-------- SOURCE DATA
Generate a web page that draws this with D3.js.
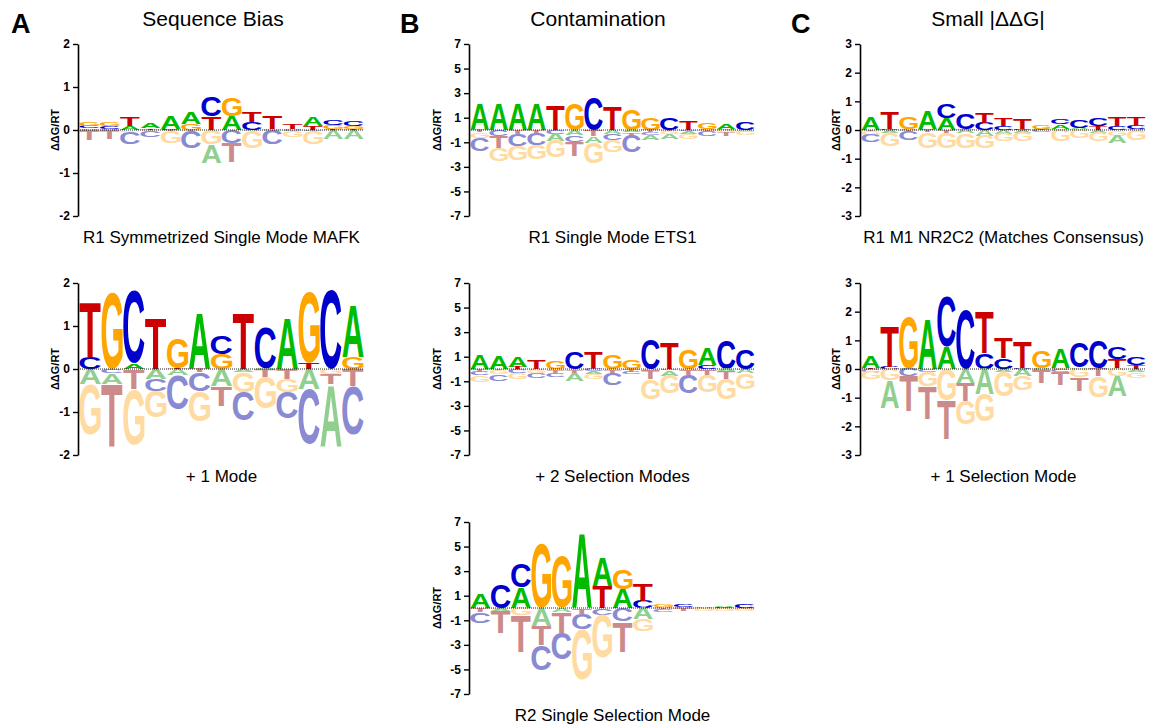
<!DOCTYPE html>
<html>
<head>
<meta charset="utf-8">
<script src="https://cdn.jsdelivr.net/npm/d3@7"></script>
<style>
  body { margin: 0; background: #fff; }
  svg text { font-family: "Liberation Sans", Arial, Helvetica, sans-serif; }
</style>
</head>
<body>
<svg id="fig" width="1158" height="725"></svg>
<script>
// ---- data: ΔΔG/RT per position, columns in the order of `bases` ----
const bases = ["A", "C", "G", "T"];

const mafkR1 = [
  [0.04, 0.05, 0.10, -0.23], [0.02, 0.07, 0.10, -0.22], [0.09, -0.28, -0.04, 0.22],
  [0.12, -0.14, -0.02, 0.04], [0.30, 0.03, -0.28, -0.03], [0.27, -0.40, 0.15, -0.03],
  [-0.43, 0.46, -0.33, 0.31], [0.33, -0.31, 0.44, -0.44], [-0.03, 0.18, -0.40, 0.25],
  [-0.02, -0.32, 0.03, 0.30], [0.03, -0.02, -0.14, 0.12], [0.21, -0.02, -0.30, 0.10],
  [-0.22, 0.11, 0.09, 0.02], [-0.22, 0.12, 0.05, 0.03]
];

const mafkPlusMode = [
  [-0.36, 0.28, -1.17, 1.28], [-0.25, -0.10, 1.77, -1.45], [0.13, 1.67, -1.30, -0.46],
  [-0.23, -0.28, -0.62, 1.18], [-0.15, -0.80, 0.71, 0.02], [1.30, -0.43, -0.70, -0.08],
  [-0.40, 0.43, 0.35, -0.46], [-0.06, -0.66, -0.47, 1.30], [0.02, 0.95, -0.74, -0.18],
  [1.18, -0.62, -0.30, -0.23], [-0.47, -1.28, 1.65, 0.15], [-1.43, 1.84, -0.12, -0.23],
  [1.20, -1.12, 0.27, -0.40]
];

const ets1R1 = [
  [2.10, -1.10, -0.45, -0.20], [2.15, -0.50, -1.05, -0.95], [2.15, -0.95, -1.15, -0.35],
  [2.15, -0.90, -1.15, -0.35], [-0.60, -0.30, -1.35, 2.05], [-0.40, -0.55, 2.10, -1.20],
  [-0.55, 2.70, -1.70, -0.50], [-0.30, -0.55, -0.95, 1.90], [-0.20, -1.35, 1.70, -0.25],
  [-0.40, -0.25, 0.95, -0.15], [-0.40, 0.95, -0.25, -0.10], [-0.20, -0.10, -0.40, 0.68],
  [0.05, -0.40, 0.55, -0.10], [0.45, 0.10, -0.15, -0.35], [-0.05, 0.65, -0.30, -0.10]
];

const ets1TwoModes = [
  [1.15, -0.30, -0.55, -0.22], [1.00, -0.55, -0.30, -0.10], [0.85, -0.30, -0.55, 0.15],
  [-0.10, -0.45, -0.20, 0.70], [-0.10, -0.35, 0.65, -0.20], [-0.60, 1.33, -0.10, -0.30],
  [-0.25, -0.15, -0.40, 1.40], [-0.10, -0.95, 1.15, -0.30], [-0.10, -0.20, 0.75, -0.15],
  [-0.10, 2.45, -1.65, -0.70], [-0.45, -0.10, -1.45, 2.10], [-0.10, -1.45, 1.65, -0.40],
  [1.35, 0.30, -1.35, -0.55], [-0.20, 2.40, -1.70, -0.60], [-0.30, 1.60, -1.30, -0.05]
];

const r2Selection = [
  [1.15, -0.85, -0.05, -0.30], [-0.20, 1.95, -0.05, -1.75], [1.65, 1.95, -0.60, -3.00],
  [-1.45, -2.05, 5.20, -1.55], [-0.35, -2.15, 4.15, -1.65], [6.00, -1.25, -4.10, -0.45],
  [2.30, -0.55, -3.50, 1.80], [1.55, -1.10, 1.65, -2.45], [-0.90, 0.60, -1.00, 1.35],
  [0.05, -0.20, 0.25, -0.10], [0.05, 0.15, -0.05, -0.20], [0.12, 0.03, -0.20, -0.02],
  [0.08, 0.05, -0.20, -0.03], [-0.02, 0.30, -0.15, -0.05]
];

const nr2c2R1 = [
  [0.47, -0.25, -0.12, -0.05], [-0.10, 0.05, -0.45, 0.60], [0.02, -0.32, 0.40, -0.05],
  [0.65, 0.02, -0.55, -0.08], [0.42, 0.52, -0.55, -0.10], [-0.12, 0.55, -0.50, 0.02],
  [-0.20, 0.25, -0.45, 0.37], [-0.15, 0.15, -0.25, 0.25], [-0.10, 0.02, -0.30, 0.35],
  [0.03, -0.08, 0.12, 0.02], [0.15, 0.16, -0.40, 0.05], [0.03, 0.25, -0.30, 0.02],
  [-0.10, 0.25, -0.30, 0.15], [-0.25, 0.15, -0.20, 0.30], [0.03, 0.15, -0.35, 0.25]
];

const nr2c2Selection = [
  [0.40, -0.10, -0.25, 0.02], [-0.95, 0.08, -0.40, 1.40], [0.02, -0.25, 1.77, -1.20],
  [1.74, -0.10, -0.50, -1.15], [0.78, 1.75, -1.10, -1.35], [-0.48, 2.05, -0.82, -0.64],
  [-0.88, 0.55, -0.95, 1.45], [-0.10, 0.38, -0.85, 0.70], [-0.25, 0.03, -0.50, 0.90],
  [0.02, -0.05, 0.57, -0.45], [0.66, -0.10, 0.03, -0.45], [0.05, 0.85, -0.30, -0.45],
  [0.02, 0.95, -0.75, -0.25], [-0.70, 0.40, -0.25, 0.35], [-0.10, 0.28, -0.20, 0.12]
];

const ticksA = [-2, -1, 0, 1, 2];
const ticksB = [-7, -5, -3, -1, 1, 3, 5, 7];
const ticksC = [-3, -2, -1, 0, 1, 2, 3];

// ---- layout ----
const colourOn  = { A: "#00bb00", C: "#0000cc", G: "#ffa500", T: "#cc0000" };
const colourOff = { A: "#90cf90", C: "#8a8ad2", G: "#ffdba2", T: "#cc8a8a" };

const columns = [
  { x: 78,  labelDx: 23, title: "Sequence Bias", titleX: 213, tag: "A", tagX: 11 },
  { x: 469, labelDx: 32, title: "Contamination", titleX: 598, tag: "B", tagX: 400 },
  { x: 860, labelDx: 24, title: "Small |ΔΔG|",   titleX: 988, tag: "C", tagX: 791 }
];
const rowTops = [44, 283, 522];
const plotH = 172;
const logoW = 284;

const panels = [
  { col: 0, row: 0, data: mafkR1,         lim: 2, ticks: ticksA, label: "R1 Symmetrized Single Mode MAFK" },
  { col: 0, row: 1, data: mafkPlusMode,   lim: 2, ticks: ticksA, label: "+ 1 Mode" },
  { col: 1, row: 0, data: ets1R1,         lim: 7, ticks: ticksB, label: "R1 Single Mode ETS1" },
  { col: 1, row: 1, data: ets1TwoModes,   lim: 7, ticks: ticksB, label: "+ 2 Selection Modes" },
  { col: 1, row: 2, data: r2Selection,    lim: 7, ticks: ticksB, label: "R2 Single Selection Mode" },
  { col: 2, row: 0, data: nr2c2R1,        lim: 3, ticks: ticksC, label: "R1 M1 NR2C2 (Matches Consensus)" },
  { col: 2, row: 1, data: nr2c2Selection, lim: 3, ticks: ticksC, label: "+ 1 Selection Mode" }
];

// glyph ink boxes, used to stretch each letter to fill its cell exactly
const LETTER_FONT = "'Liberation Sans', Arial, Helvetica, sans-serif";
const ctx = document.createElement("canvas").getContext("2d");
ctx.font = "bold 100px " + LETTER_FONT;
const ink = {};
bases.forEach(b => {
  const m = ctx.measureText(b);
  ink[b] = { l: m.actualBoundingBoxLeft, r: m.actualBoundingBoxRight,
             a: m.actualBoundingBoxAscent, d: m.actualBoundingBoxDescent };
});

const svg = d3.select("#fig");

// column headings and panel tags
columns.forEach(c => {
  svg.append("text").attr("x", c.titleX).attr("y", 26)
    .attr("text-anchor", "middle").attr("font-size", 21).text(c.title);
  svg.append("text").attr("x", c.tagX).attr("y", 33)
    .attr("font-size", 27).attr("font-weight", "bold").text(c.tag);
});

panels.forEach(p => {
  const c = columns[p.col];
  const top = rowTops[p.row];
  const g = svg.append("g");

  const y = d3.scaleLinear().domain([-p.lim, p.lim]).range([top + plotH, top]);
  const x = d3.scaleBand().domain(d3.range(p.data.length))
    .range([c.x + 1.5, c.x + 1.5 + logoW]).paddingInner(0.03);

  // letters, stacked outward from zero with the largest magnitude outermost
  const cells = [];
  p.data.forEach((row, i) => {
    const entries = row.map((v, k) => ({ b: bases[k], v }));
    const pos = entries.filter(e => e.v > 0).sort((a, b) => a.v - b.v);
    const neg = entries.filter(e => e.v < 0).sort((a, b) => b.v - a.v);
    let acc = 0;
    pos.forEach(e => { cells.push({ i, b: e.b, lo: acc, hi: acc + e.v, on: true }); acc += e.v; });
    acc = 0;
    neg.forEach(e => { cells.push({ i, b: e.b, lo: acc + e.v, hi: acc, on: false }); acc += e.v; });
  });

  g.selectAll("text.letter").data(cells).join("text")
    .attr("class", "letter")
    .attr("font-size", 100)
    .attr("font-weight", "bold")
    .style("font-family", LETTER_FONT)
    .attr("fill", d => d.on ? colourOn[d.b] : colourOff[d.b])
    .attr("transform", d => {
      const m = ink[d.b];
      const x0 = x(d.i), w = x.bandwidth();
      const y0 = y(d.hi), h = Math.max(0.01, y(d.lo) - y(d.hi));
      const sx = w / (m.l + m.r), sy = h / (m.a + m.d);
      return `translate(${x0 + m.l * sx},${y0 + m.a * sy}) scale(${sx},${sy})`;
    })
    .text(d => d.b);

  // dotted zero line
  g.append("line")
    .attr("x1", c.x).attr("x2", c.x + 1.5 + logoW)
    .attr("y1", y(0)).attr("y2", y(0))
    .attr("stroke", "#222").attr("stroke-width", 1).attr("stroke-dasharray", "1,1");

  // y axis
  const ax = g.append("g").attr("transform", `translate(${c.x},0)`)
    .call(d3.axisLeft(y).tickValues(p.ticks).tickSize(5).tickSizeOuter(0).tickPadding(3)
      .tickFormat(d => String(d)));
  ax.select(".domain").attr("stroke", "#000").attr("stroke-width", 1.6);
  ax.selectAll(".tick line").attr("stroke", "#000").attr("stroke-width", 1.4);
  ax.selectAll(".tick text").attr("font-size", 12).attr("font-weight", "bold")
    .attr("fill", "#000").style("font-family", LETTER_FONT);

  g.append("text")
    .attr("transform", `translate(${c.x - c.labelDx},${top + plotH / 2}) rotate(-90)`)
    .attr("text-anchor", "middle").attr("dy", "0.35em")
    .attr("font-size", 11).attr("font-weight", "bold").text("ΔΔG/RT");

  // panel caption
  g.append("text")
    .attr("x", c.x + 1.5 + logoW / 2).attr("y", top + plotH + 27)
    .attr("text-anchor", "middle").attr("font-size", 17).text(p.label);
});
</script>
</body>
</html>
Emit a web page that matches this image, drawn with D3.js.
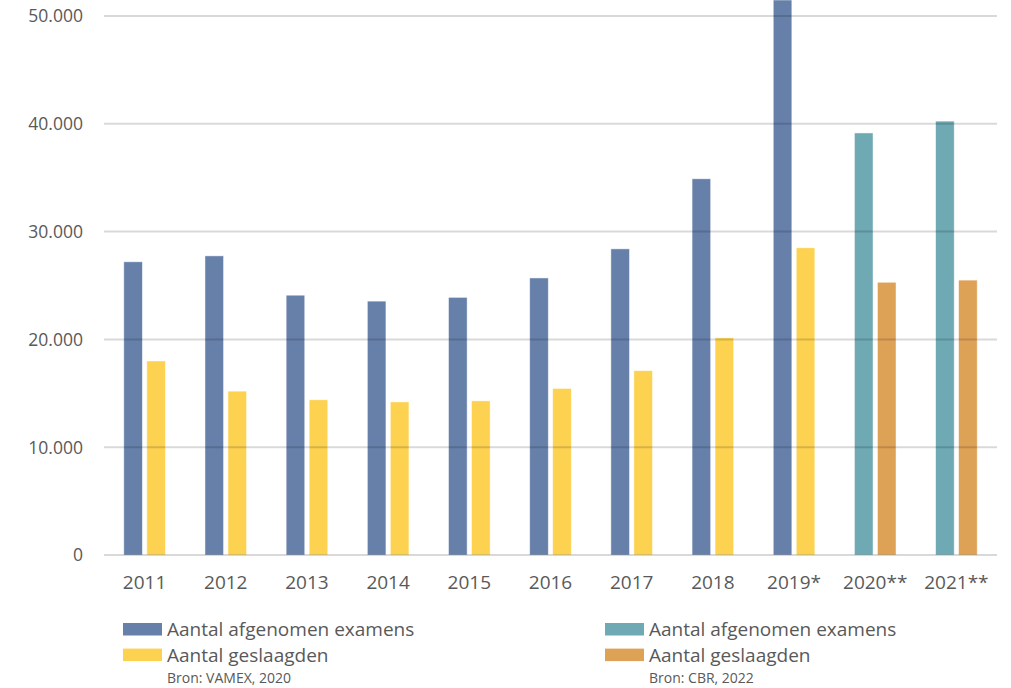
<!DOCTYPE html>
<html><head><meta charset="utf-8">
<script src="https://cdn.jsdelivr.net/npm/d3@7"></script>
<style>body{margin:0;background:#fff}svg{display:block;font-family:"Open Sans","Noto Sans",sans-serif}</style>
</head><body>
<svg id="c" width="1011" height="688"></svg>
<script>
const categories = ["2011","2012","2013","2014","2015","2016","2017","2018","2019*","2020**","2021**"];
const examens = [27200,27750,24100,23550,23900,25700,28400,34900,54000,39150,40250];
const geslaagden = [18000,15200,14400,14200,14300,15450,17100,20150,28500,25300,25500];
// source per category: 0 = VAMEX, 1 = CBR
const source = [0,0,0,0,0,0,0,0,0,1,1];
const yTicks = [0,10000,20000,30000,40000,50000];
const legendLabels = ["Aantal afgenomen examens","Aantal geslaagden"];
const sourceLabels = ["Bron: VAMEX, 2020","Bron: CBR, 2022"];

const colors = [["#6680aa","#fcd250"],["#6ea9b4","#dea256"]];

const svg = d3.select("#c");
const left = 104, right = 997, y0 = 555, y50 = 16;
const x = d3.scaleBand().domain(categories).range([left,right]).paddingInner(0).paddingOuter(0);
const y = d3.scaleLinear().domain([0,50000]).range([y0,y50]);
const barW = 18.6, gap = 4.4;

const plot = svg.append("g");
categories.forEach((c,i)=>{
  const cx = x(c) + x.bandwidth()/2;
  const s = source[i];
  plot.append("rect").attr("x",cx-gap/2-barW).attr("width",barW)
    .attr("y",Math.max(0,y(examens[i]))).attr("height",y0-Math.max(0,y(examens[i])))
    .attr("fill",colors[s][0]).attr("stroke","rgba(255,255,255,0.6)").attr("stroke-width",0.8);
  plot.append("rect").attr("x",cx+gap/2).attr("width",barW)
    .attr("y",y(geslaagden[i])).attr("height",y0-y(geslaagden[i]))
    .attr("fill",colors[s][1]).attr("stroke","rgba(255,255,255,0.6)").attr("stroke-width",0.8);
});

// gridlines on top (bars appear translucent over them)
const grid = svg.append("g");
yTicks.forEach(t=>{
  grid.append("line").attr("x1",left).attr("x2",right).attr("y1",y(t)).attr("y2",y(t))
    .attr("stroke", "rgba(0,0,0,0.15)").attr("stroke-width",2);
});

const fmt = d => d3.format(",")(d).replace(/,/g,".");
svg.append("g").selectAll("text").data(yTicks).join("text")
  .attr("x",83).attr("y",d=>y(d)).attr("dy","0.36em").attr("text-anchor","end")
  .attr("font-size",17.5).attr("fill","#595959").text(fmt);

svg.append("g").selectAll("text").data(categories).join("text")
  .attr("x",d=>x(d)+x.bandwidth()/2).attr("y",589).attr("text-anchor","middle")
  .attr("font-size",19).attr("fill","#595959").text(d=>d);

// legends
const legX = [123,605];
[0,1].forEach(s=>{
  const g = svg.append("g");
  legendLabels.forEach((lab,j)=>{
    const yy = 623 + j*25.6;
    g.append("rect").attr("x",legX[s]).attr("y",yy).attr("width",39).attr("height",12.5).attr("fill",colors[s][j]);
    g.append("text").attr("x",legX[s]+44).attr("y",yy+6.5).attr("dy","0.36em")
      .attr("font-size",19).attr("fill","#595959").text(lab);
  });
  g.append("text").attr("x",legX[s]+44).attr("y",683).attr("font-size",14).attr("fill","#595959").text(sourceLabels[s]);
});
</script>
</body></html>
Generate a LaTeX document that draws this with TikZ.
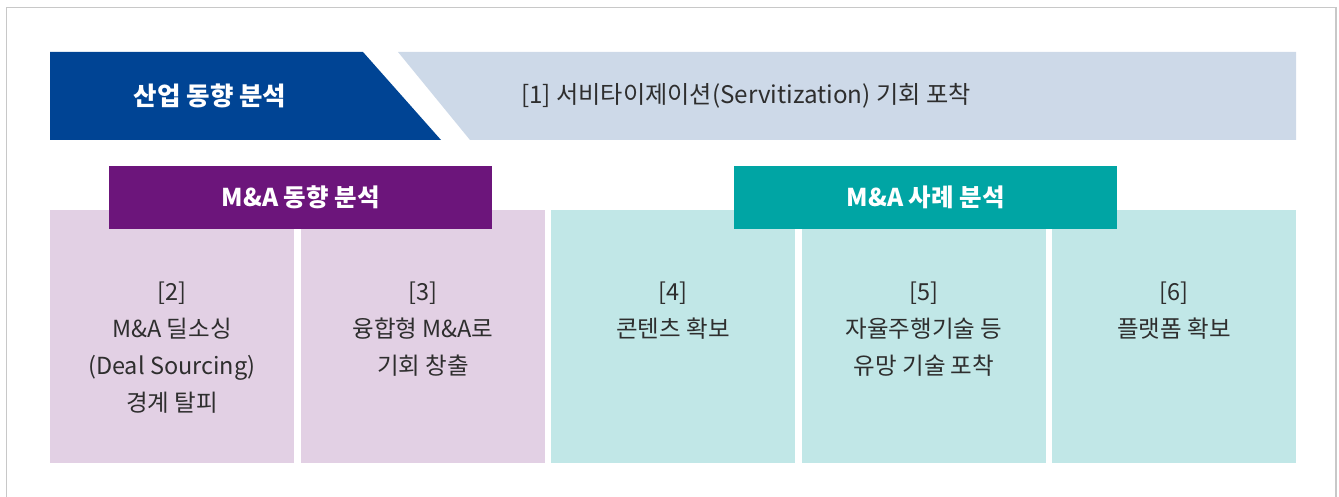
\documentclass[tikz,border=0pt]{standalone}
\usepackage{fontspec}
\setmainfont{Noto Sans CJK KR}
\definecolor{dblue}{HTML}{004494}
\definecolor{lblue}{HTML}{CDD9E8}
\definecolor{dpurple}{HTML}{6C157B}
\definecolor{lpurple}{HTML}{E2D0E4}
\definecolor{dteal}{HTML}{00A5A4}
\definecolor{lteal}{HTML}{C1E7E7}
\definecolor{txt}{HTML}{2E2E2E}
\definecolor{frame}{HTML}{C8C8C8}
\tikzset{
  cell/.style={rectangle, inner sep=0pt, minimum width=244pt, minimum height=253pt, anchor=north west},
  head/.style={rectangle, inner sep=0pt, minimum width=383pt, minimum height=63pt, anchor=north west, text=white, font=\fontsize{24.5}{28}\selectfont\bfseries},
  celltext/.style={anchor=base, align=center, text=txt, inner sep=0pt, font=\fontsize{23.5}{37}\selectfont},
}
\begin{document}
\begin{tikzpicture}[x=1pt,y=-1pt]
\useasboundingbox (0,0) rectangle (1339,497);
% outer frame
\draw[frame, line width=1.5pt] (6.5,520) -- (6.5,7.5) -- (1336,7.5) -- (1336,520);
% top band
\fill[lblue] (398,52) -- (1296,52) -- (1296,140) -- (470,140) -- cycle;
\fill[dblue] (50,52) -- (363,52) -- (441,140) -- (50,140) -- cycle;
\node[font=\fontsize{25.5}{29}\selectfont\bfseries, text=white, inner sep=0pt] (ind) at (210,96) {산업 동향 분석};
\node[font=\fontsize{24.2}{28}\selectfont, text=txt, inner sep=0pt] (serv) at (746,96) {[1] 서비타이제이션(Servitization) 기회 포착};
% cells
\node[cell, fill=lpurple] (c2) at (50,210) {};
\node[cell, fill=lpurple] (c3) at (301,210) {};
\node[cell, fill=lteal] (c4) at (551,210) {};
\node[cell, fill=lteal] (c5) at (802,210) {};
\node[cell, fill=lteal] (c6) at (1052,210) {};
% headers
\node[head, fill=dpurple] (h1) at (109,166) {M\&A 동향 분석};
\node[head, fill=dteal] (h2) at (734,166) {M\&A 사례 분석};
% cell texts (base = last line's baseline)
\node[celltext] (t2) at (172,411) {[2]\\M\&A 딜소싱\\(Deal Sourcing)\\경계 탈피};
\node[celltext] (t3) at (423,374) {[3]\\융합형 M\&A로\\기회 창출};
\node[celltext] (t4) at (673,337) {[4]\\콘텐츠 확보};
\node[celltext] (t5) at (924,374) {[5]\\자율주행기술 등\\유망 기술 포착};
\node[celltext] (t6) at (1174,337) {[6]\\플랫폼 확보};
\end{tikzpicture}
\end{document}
----------------
**EXERCISE AIM:** Gather up, from the records above, each line where the word "this" appears.

**EXERCISE RESULT:**
Generate a web page that draws this with D3.js.
Emit a web page that matches this image, drawn with D3.js.
Generate a LaTeX document that draws this with TikZ.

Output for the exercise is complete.